# [AIM]
Begin with the first line below and retype each line exactly through the line containing "SERIF = ['Liberation Serif', 'DejaVu Serif']". Any pictures are to be left out.

───── DATASET EXTRACT ─────

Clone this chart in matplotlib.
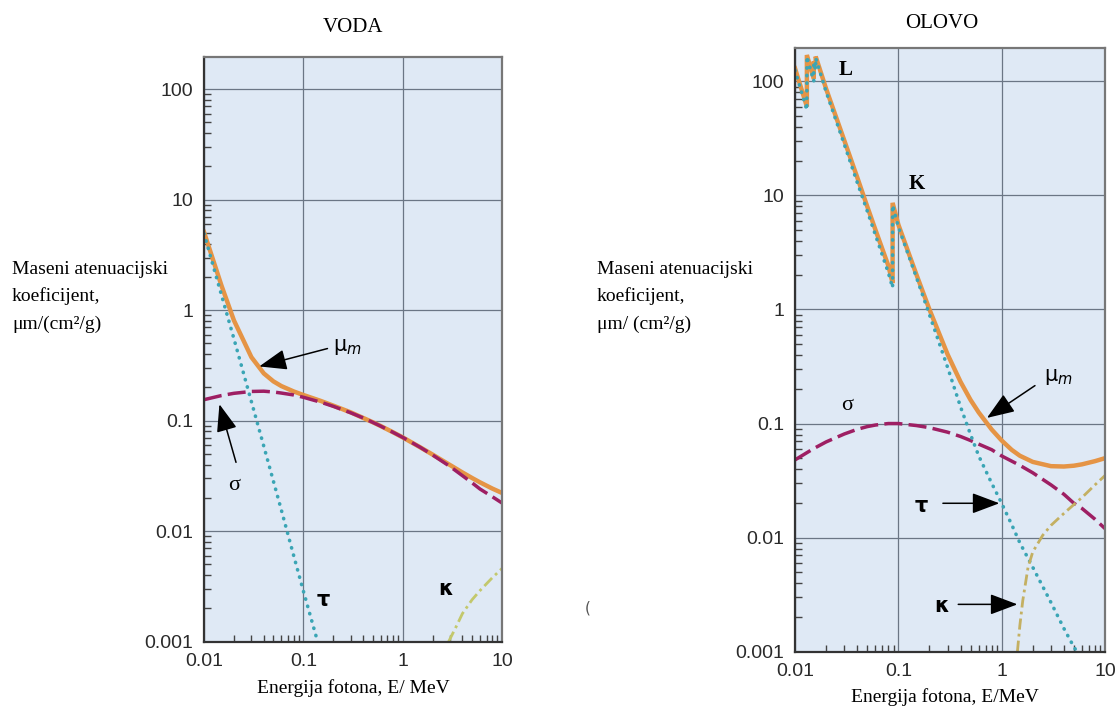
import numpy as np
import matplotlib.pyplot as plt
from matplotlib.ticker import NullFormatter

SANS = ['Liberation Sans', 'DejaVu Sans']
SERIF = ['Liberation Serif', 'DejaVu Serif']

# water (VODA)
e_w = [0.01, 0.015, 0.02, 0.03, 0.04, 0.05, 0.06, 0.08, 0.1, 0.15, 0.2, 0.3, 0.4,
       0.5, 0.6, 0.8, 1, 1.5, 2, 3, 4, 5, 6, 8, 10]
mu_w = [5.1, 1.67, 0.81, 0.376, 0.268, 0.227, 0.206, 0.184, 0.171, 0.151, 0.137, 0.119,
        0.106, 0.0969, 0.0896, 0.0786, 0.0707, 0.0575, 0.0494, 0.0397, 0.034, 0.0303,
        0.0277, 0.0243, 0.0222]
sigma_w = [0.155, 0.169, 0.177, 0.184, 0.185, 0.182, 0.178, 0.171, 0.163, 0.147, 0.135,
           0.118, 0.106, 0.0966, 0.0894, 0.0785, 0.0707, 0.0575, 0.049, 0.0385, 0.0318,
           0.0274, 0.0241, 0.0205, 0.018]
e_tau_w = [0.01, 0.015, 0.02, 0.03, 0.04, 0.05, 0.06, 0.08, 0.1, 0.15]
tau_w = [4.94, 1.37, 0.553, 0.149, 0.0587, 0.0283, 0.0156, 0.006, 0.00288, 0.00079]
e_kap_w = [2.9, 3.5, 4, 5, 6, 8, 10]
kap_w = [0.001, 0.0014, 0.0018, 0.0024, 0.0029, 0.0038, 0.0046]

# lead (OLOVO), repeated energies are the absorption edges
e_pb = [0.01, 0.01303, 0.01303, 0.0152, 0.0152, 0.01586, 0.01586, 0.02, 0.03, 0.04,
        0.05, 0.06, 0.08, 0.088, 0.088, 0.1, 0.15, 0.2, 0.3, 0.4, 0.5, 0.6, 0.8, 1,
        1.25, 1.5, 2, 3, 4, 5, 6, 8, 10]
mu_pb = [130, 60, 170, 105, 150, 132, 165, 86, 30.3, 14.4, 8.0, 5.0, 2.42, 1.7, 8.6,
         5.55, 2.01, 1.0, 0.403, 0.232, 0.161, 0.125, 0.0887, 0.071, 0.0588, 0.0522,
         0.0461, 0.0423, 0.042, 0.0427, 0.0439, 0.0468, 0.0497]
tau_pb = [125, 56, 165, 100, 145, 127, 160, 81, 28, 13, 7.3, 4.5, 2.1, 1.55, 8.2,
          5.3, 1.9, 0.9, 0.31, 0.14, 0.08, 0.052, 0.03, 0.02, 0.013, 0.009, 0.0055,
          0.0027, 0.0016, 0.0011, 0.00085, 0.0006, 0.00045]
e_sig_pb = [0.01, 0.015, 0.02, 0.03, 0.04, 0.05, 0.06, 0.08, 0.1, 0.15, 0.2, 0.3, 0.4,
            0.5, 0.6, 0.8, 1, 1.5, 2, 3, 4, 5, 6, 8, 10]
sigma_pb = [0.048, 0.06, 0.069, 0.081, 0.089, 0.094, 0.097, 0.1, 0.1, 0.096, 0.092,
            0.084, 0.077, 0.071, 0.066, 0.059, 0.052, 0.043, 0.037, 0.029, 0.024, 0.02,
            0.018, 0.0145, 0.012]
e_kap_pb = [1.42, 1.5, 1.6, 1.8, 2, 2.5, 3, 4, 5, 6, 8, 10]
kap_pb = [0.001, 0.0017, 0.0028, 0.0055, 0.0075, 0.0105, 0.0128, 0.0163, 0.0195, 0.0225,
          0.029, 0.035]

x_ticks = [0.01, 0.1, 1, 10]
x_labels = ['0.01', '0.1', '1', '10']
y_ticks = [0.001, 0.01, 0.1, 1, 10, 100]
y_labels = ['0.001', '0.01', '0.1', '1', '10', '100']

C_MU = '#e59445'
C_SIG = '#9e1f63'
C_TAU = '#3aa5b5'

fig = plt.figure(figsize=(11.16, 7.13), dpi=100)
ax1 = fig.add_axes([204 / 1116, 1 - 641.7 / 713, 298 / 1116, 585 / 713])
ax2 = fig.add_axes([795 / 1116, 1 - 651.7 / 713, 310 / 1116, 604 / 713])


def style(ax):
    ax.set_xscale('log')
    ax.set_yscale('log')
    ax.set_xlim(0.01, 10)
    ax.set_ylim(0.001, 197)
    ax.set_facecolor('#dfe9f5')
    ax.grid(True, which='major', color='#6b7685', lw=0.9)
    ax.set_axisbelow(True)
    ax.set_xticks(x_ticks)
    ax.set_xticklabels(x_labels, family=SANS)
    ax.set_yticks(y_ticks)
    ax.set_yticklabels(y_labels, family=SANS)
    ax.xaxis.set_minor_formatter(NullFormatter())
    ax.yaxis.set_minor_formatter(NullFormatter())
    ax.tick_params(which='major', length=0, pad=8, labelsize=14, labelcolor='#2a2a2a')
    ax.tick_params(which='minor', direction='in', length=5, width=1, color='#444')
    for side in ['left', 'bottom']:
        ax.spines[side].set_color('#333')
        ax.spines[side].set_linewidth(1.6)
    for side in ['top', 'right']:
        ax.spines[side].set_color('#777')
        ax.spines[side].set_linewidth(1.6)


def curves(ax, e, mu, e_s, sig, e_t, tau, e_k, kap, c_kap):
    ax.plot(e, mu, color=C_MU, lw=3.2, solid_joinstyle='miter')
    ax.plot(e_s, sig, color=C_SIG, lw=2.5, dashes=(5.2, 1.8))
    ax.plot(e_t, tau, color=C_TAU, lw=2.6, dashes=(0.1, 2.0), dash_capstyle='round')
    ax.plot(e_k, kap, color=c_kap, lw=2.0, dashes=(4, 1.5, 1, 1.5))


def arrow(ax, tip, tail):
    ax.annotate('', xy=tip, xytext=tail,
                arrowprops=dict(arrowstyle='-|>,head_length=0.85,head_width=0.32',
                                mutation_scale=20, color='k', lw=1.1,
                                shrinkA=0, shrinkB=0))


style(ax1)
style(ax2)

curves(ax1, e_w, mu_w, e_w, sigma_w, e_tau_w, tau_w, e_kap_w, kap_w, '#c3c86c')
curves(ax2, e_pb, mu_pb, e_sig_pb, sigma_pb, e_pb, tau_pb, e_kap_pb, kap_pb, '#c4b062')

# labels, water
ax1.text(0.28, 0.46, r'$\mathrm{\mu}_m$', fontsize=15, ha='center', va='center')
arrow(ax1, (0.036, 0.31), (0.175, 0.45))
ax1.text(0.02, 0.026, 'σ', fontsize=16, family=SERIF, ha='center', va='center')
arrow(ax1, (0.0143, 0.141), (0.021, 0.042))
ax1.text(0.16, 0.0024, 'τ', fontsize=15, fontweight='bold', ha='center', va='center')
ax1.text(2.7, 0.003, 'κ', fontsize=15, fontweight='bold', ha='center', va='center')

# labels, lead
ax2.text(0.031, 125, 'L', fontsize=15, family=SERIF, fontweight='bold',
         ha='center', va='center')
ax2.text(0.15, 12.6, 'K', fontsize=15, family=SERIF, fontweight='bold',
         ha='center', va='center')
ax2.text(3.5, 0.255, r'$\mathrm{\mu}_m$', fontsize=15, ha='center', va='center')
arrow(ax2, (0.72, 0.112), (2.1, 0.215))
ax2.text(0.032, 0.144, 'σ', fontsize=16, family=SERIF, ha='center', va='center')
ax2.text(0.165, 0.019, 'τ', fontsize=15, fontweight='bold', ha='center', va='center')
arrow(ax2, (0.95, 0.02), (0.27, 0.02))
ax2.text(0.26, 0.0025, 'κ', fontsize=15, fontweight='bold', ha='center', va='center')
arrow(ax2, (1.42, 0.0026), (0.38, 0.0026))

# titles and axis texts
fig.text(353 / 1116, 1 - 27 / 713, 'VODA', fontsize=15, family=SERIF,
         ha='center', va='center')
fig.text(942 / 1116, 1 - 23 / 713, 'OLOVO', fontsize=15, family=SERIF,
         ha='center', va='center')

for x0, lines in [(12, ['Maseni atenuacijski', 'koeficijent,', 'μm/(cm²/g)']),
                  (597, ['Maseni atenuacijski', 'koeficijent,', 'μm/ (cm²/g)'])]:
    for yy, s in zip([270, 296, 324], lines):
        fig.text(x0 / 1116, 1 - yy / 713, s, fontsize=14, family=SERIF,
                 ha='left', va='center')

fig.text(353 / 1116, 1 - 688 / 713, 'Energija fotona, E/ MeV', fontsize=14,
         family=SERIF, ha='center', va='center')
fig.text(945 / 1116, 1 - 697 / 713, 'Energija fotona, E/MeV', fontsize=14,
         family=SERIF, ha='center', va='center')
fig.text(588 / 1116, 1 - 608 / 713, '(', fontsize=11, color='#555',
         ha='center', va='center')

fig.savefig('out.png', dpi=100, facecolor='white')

─────

# [RESPONSE TO THE EXERCISE]
Clone this chart in matplotlib.
import numpy as np
import matplotlib.pyplot as plt
from matplotlib.ticker import NullFormatter

SANS = ['Liberation Sans', 'DejaVu Sans']
SERIF = ['Liberation Serif', 'DejaVu Serif']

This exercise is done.